Guide to Socially
Responsible Investments

Ethical Junction Member 2010

SIPP Option

What is a SIPP?

 A SIPP – Self Invested Personal Pension – is a form of pension plan where you choose where your money is invested, rather than the more conventional type where a fund manager invests it for you. You have total control. You can invest a lump sum, a regular sum or transfer some or all of your existing plan(s), or a combination of some or all the above – the choice is yours. The amount of pension that is paid out to the individual on retirement is dependent on the total value of money that has accrued from contributions paid, whether by the individual or their employer, plus any return gained from the investments made with the contributions received.

As with all pensions, you get income tax relief at your highest rate for all contributions, so that a higher rate taxpayer could invest £10,000 and get tax relief of £4,000 meaning that the investment of £10,000 in real terms has only cost them £6,000. Not only are the contributions net of tax; all income and capital gains earned by the fund are free of all taxes, although dividends on company shareholdings (not appropriate to this investment) are paid net of 10% tax. And when you come to retire, aged 50 or more (55 from 2010 onwards), you can take out 25% of your fund as a tax-free lump sum.”


Emerald Knight’s agricultural investment products comply with the laws relating to UK personal pensions, so it may be placed in a SIPP (Self Invested Personal Pension) or a SSAS (Small Self-Administered Scheme). Also the arrangements for ownership overcome the legal and practical problems relating to the holding of overseas property in a pension.

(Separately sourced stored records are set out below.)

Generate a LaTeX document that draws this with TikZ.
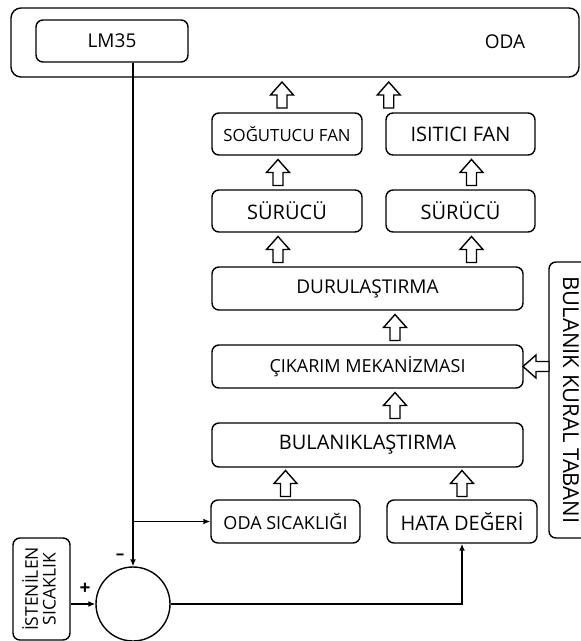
\documentclass[tikz,border=0pt]{standalone}
\usepackage{fontspec}
\setmainfont{Open Sans}
\usetikzlibrary{arrows.meta,calc}

\begin{document}
\begin{tikzpicture}[x=1pt, y=-1pt, >={Latex[length=7pt,width=6pt]}]
\tikzset{
  blok/.style={draw, line width=1.4pt, rounded corners=7pt, inner sep=0pt, font=\fontsize{19}{22}\selectfont},
  hat/.style={line width=1.5pt},
  uparr/.pic={\draw [line width=1.4pt, fill=white] (-5,13) -- (-5,0) -- (-11.5,0) -- (0,-13) -- (11.5,0) -- (5,0) -- (5,13) -- cycle;},
}
\useasboundingbox (0,0) rectangle (581,641);
%\draw [lightgray, dashed] (0,0) grid[step=50] (581,641);

% oda
\node [blok, rounded corners=10pt, minimum width=568pt, minimum height=69pt] (oda) at (295,42.5) {};
\node [font=\fontsize{19}{22}\selectfont] (odayazi) at (505,42) {ODA};
\node [blok, minimum width=152pt, minimum height=42pt] (lm35) at (112,41) {LM35};

% fanlar ve suruculer
\node [blok, minimum width=150pt, minimum height=42pt, font=\fontsize{16.8}{20}\selectfont] (sogutucu) at (287,134) {SOĞUTUCU FAN};
\node [blok, minimum width=149pt, minimum height=42pt, font=\fontsize{20}{22}\selectfont] (isitici) at (460.5,134) {ISITICI FAN};
\node [blok, minimum width=150pt, minimum height=42pt, font=\fontsize{20}{22}\selectfont] (surucu1) at (287,211) {SÜRÜCÜ};
\node [blok, minimum width=149pt, minimum height=42pt, font=\fontsize{20}{22}\selectfont] (surucu2) at (460.5,211) {SÜRÜCÜ};

% bulanik denetleyici
\node [blok, minimum width=311pt, minimum height=43pt] (durulastirma) at (367.5,288.5) {DURULAŞTIRMA};
\node [blok, minimum width=311pt, minimum height=43pt, font=\fontsize{18}{22}\selectfont] (cikarim) at (367.5,366.5) {ÇIKARIM MEKANİZMASI};
\node [blok, minimum width=311pt, minimum height=44pt, font=\fontsize{20}{22}\selectfont] (bulaniklastirma) at (367.5,445) {BULANIKLAŞTIRMA};
\node [blok, minimum width=149pt, minimum height=43pt, font=\fontsize{18}{22}\selectfont] (odasic) at (285.5,521.5) {ODA SICAKLIĞI};
\node [blok, minimum width=150pt, minimum height=43pt, font=\fontsize{20}{22}\selectfont] (hata) at (462,521.5) {HATA DEĞERİ};
\node [blok, minimum width=44pt, minimum height=276pt, font=\fontsize{22}{24}\selectfont] (kural) at (571,400) {\rotatebox{-90}{BULANIK KURAL TABANI}};

% giris ve toplama
\node [blok, minimum width=57pt, minimum height=102pt, font=\fontsize{17.5}{17}\selectfont] (istenilen) at (41.5,589)
  {\rotatebox{90}{\begin{tabular}{@{}c@{}}İSTENİLEN\\SICAKLIK\end{tabular}}};
\node [draw, circle, line width=1.4pt, minimum size=74pt] (topla) at (133,604) {};
\node [font=\bfseries\fontsize{17}{17}\selectfont] (eksi) at (120,557) {–};
\node [font=\bfseries\fontsize{19}{19}\selectfont] (arti) at (85,589) {+};

% sinyal hatlari
\draw [hat, ->] (lm35.south -| topla.north) -- (topla.north);
\draw [hat, ->] (odasic.west -| topla.north) -- (odasic.west);
\draw [hat, ->] (istenilen.east |- topla.west) -- (topla.west);
\draw [hat, ->] (topla.east) -| (hata.south);

% blok oklar
\pic at ($(oda.south)!.5!(sogutucu.north)+(-9,0)$) {uparr};
\pic at ($(oda.south)!.5!(isitici.north)+(11,0)$) {uparr};
\pic at ($(sogutucu.south)!.5!(surucu1.north)+(-9,0)$) {uparr};
\pic at ($(isitici.south)!.5!(surucu2.north)+(11,0)$) {uparr};
\pic at ($(surucu1.south)!.5!(durulastirma.north -| surucu1.south)+(-9,0)$) {uparr};
\pic at ($(surucu2.south)!.5!(durulastirma.north -| surucu2.south)+(11,0)$) {uparr};
\pic at ($(durulastirma.south)!.5!(cikarim.north)+(27.5,0)$) {uparr};
\pic at ($(cikarim.south)!.5!(bulaniklastirma.north)+(27.5,0)$) {uparr};
\pic at ($(bulaniklastirma.south -| odasic.north)!.5!(odasic.north)$) {uparr};
\pic at ($(bulaniklastirma.south -| hata.north)!.5!(hata.north)$) {uparr};
\pic [rotate=90] at ($(cikarim.east)!.5!(cikarim.east -| kural.west)$) {uparr};

\end{tikzpicture}
\end{document}
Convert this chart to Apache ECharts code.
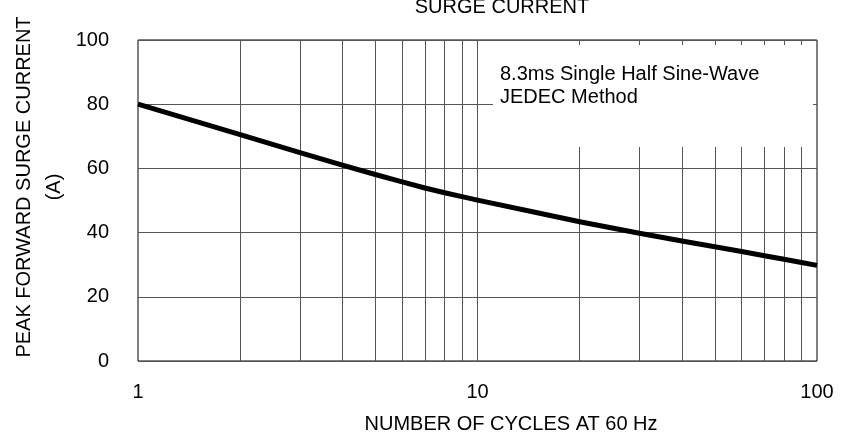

Tax Exemptions and Reclaims

The advantages of investment through a SIPP arise from its tax exemptions and rebates. The Returns are exempt from UK Income Tax and Capital Gains Tax. Also Income Tax can be reclaimed on the money invested through a SIPP: the SIPP Provider reclaims the standard rate, while Investors on the higher rate reclaim this directly in their tax return – so in effect a £10,000 investment costs only £6,000.


The majority of SIPP investments are financed by transfer from existing managed pensions, many of which perform poorly. An IFA advises on transfer values, and the SIPP Provider administers the transfers.


An IFA is generally needed to help complete the very complex SIPP application forms, as well as advise on transfers. If an Investor wishes to invest in GFI through a SIPP, but does not have a suitable IFA, we can recommended you to one of on our panel.


While investment through a SIPP is very attractive, there are fees, albeit quite modest, payable to the SIPP Provider administering the SIPP and to the IFA.

Why does Farmland suit a SIPP?

The investment product allows individuals, through their SIPP, to own the beneficial rights to a piece of Farmland, which is managed on your behalf and the net proceeds from the sale of the farmed crops will be paid as an annual income, into your SIPP. Once the farmland will be sold the net proceeds from the sale of your farmland will be returned to your SIPP.